■ **Prompt**
Leave out any pictures and transcribe all other data below exactly.

■ **Data**
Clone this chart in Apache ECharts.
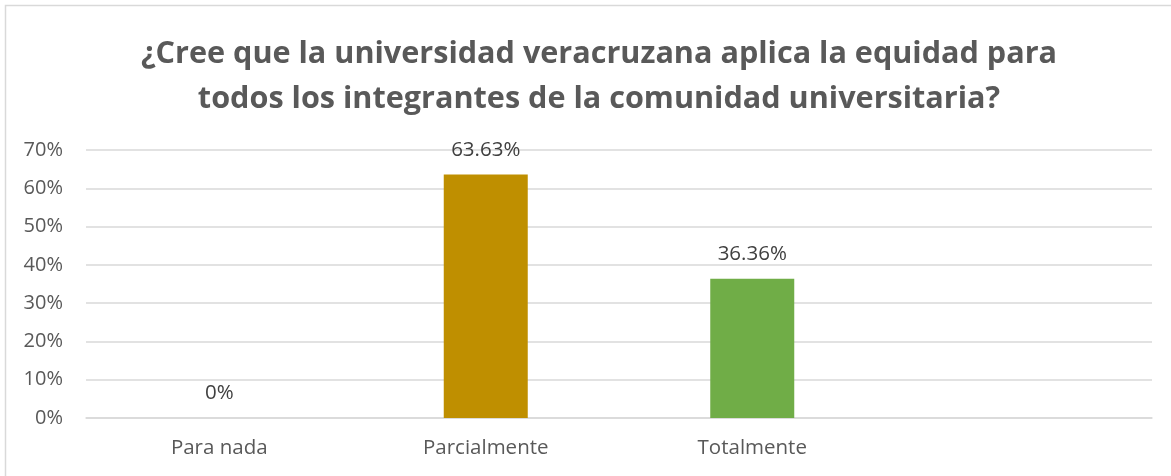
<!DOCTYPE html>
<html>
<head>
<meta charset="utf-8">
<script src="https://cdn.jsdelivr.net/npm/echarts@6/dist/echarts.min.js"></script>
<style>
html,body{margin:0;padding:0;background:#fff;}
#chart{width:1171px;height:476px;}
</style>
</head>
<body>
<div id="chart"></div>
<script>
const titleText = '¿Cree que la universidad veracruzana aplica la equidad para\ntodos los integrantes de la comunidad universitaria?';
const categories = ['Para nada', 'Parcialmente', 'Totalmente', ''];
const values = [0, 63.63, 36.36, null];
const barColors = ['#BF8F00', '#BF8F00', '#70AD47', '#70AD47'];
const yTicks = {min: 0, max: 70, interval: 10};

const chart = echarts.init(document.getElementById('chart'), null, {renderer: 'canvas'});
const option = {
  animation: false,
  backgroundColor: '#ffffff',
  title: {
    text: titleText,
    left: 594,
    textAlign: 'center',
    top: 27,
    textStyle: {
      fontFamily: 'Open Sans',
      fontWeight: 'bold',
      fontSize: 30.6,
      lineHeight: 45,
      color: '#595959'
    }
  },
  graphic: [{
    type: 'rect',
    shape: {x: 5.5, y: 5.5, width: 1200, height: 500},
    style: {fill: 'none', stroke: '#d9d9d9', lineWidth: 1.5},
    silent: true,
    z: -1
  }],
  grid: {left: 86, right: 19, top: 150, bottom: 58, containLabel: false},
  xAxis: {
    type: 'category',
    data: categories,
    axisLine: {show: true, lineStyle: {color: '#d9d9d9', width: 1.5}},
    axisTick: {show: false},
    axisLabel: {
      margin: 20,
      fontFamily: 'Open Sans',
      fontSize: 20.5,
      color: '#595959'
    }
  },
  yAxis: {
    type: 'value',
    min: yTicks.min,
    max: yTicks.max,
    interval: yTicks.interval,
    axisLine: {show: false},
    axisTick: {show: false},
    splitLine: {lineStyle: {color: '#d9d9d9', width: 1.5}},
    axisLabel: {
      margin: 23,
      fontFamily: 'Open Sans',
      fontSize: 20,
      color: '#595959',
      formatter: '{value}%'
    }
  },
  series: [{
    type: 'bar',
    data: values.map((v, i) => ({value: v, itemStyle: {color: barColors[i]}})),
    barWidth: 84,
    label: {
      show: true,
      position: 'top',
      distance: 14,
      fontFamily: 'Open Sans',
      fontSize: 20.5,
      color: '#404040',
      formatter: p => p.value === null || p.value === undefined ? '' : p.value + '%'
    }
  }]
};
chart.setOption(option);
</script>
</body>
</html>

■ **Solution to this exercise**
Clone this chart in Apache ECharts.
<!DOCTYPE html>
<html>
<head>
<meta charset="utf-8">
<script src="https://cdn.jsdelivr.net/npm/echarts@6/dist/echarts.min.js"></script>
<style>
html,body{margin:0;padding:0;background:#fff;}
#chart{width:1171px;height:476px;}
</style>
</head>
<body>
<div id="chart"></div>
<script>
const titleText = '¿Cree que la universidad veracruzana aplica la equidad para\ntodos los integrantes de la comunidad universitaria?';
const categories = ['Para nada', 'Parcialmente', 'Totalmente', ''];
const values = [0, 63.63, 36.36, null];
const barColors = ['#BF8F00', '#BF8F00', '#70AD47', '#70AD47'];
const yTicks = {min: 0, max: 70, interval: 10};

const chart = echarts.init(document.getElementById('chart'), null, {renderer: 'canvas'});
const option = {
  animation: false,
  backgroundColor: '#ffffff',
  title: {
    text: titleText,
    left: 594,
    textAlign: 'center',
    top: 27,
    textStyle: {
      fontFamily: 'Open Sans',
      fontWeight: 'bold',
      fontSize: 30.6,
      lineHeight: 45,
      color: '#595959'
    }
  },
  graphic: [{
    type: 'rect',
    shape: {x: 5.5, y: 5.5, width: 1200, height: 500},
    style: {fill: 'none', stroke: '#d9d9d9', lineWidth: 1.5},
    silent: true,
    z: -1
  }],
  grid: {left: 86, right: 19, top: 150, bottom: 58, containLabel: false},
  xAxis: {
    type: 'category',
    data: categories,
    axisLine: {show: true, lineStyle: {color: '#d9d9d9', width: 1.5}},
    axisTick: {show: false},
    axisLabel: {
      margin: 20,
      fontFamily: 'Open Sans',
      fontSize: 20.5,
      color: '#595959'
    }
  },
  yAxis: {
    type: 'value',
    min: yTicks.min,
    max: yTicks.max,
    interval: yTicks.interval,
    axisLine: {show: false},
    axisTick: {show: false},
    splitLine: {lineStyle: {color: '#d9d9d9', width: 1.5}},
    axisLabel: {
      margin: 23,
      fontFamily: 'Open Sans',
      fontSize: 20,
      color: '#595959',
      formatter: '{value}%'
    }
  },
  series: [{
    type: 'bar',
    data: values.map((v, i) => ({value: v, itemStyle: {color: barColors[i]}})),
    barWidth: 84,
    label: {
      show: true,
      position: 'top',
      distance: 14,
      fontFamily: 'Open Sans',
      fontSize: 20.5,
      color: '#404040',
      formatter: p => p.value === null || p.value === undefined ? '' : p.value + '%'
    }
  }]
};
chart.setOption(option);
</script>
</body>
</html>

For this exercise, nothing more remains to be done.